In the first segment of “First Lady’s Focus,” Logan interviewed Mary Castro as Fresno State’s “First Lady.”
From there, Castro became a host and conducted interviews. The second show was an interview with her husband, President Joseph Castro. The show has also featured Dr. Honora Chapman, Smittcamp Family Honors College director, and will feature Associated Students, Inc. President Moses Menchaca Sunday.
“It’s harder to interview someone that you know very well, rather than someone you just have an acquaintance with,” she said.
Since this is Castro’s first experience on the radio, Logan, her co-host, helped her feel comfortable.
“Julie and I can sit and talk for hours and hours,” Castro said.
“Honestly, we just have to stop ourselves!” Logan added.
Castro is attentive to fostering a warm environment to help guests open up. She asks questions like “Where did you grow up? Who were your first mentors? How did you first get a spark to learning, or how did you become interested in whatever field you entered? Who identified that in you?”
“Once you get someone talking about something they are really joyful about doing, it’s very easy,” she said.
Castro and Logan both referred to the studio space as intimate.

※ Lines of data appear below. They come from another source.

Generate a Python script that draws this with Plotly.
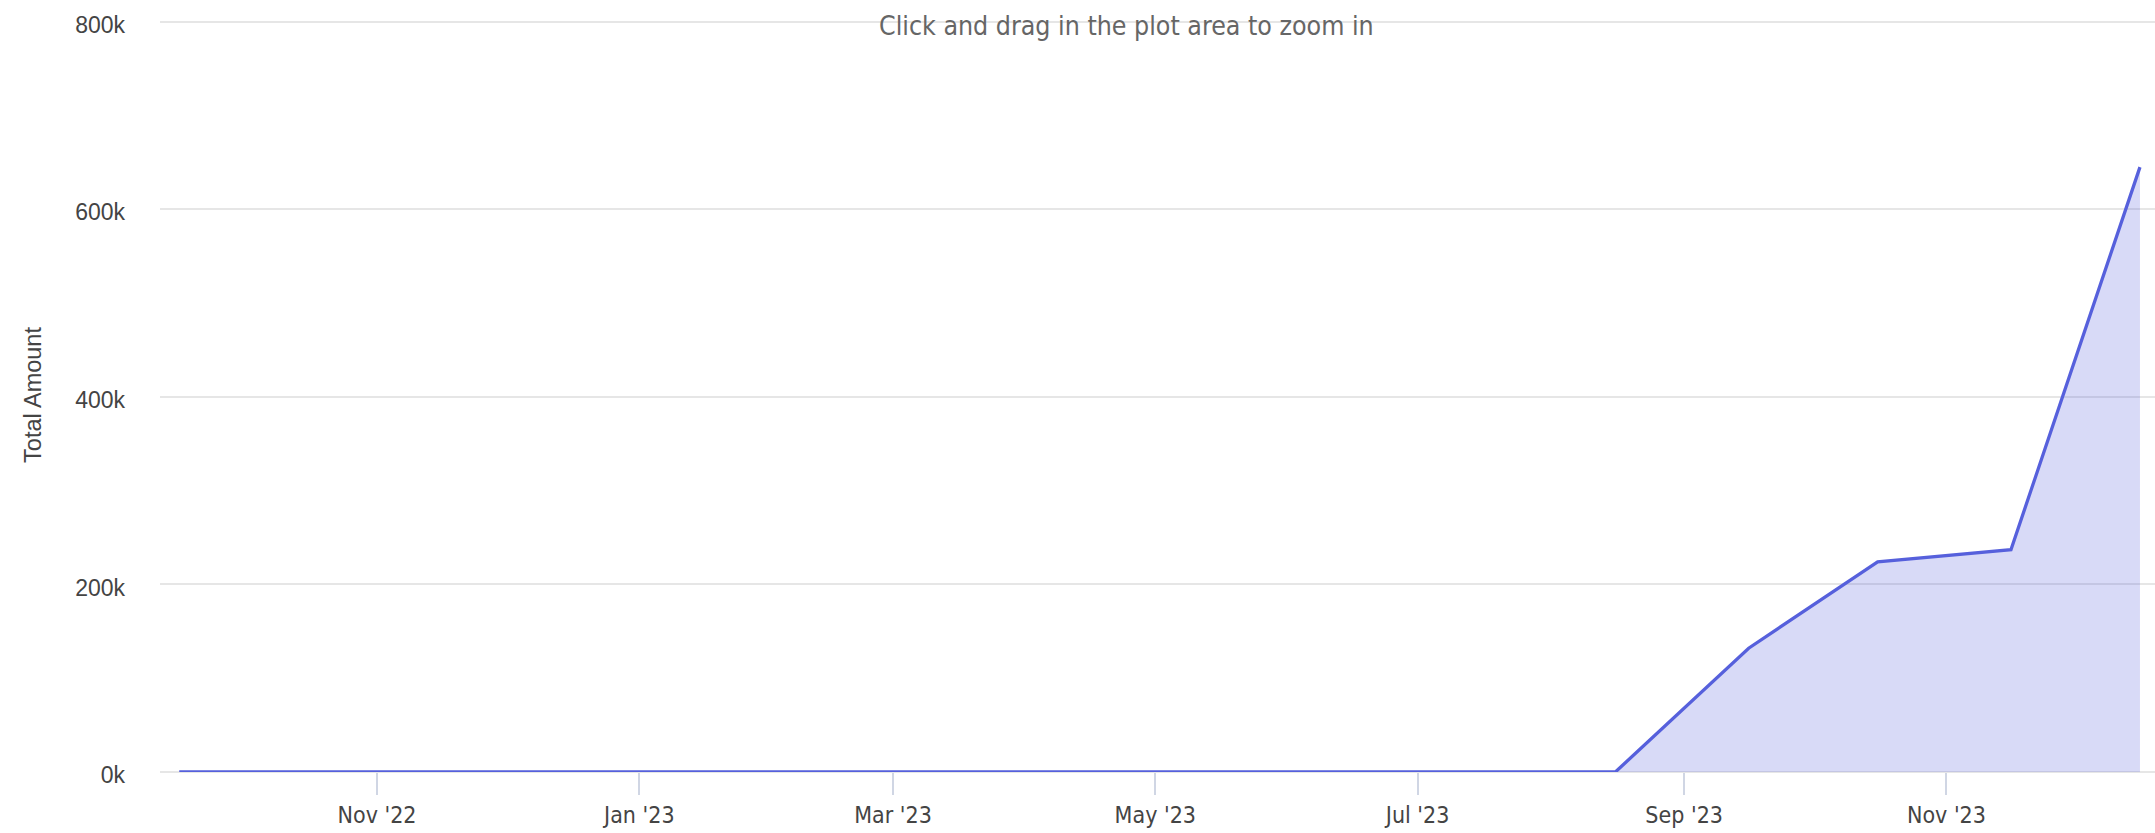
import plotly.graph_objects as go

# Data: monthly totals (mid-month points)
dates = [
    "2022-09-16", "2022-10-16", "2022-11-16", "2022-12-16",
    "2023-01-16", "2023-02-16", "2023-03-16", "2023-04-16",
    "2023-05-16", "2023-06-16", "2023-07-16", "2023-08-16",
    "2023-09-16", "2023-10-16", "2023-11-16", "2023-12-16",
]
total_amount = [
    0, 0, 0, 0,
    0, 0, 0, 0,
    0, 0, 0, 0,
    132000, 224000, 237000, 645000,
]
y_ticks = [0, 200000, 400000, 600000, 800000]
y_tick_labels = ["0k", "200k", "400k", "600k", "800k"]

x_range = ["2022-09-11 12:40", "2023-12-19 12:00"]
y_range = [0, 804000]

W, H = 2155, 833
ML, MR, MT, MB = 160, 0, 18, 61

fig = go.Figure()
fig.add_trace(go.Scatter(
    x=dates,
    y=total_amount,
    mode="lines",
    line=dict(color="#5660DC", width=3.3),
    fill="tozeroy",
    fillcolor="rgba(86,96,220,0.23)",
    hoverinfo="x+y",
    showlegend=False,
))

# zoom hint text centred at pixel x ~1126
hint_x = (1126 - ML) / (W - ML - MR)
fig.add_annotation(
    text="Click and drag in the plot area to zoom in",
    xref="paper", yref="paper",
    x=hint_x, y=1, yshift=MT - 8,
    xanchor="center", yanchor="top",
    showarrow=False,
    font=dict(family="DejaVu Sans Condensed", size=26.5, color="#666666"),
)

fig.update_layout(
    width=W, height=H,
    margin=dict(l=ML, r=MR, t=MT, b=MB, autoexpand=False),
    paper_bgcolor="white",
    plot_bgcolor="white",
    xaxis=dict(
        type="date",
        range=x_range,
        showgrid=False,
        zeroline=False,
        showline=False,
        ticks="outside",
        ticklen=22,
        tickwidth=2,
        tickcolor="#d0d6e4",
        dtick="M2",
        tick0="2022-11-01",
        tickformat="%b '%y",
        tickfont=dict(family="DejaVu Sans Condensed", size=23, color="#444444"),
        automargin=False,
    ),
    yaxis=dict(
        range=y_range,
        tickvals=y_ticks,
        ticktext=y_tick_labels,
        showgrid=True,
        gridcolor="#e6e6e6",
        gridwidth=2,
        zeroline=True,
        zerolinecolor="#e6e6e6",
        zerolinewidth=2,
        showline=False,
        ticks="",
        ticklabelstandoff=34,
        ticklabelshift=3,
        tickfont=dict(family="Liberation Sans", size=23, color="#444444"),
        title=dict(
            text="Total Amount",
            font=dict(family="Liberation Sans", size=23.5, color="#444444"),
            standoff=26,
        ),
        automargin=False,
    ),
)

fig.write_html("out.html")
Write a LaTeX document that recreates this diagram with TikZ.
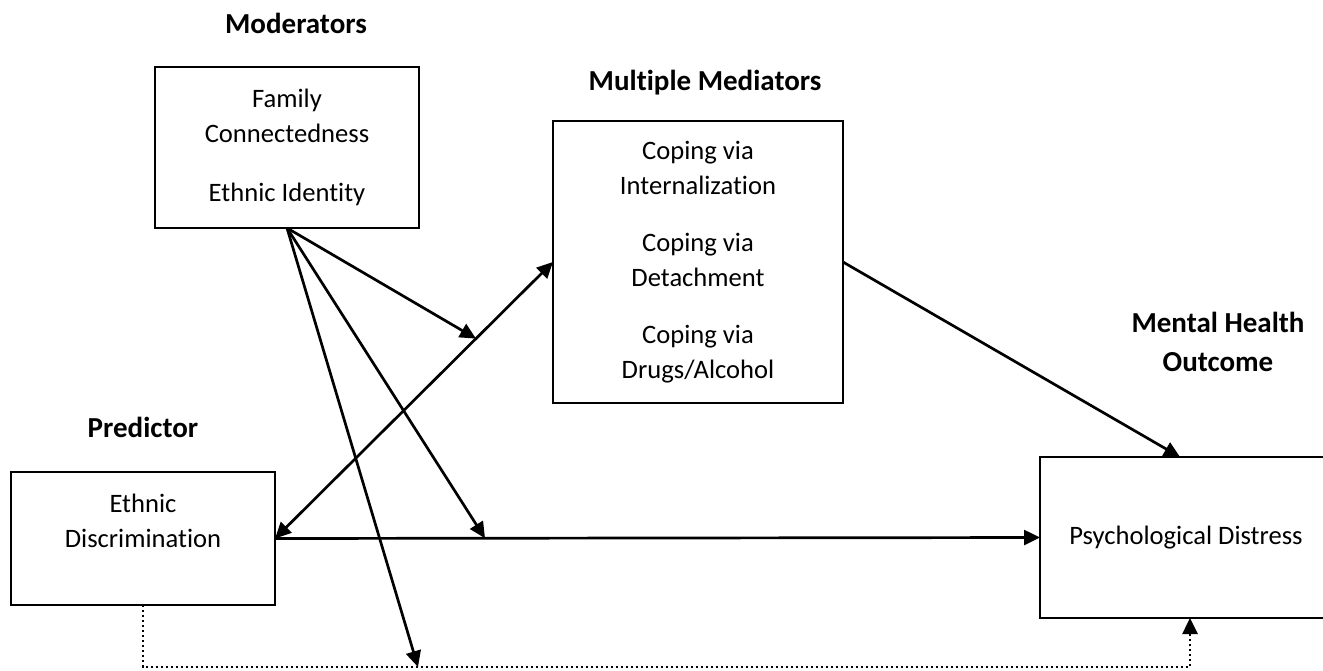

“For me, I like the small setting because the nature of the show is personal, and you’re right there up next to each other,” Castro said.
Menchaca, who will be featured on Sunday’s show, said the cozy setting mimicked that of a conversation in a bar.
“It’s really exciting to me that they trust me enough that they know that my motives are to put the spotlight on them,” Castro said of her guests.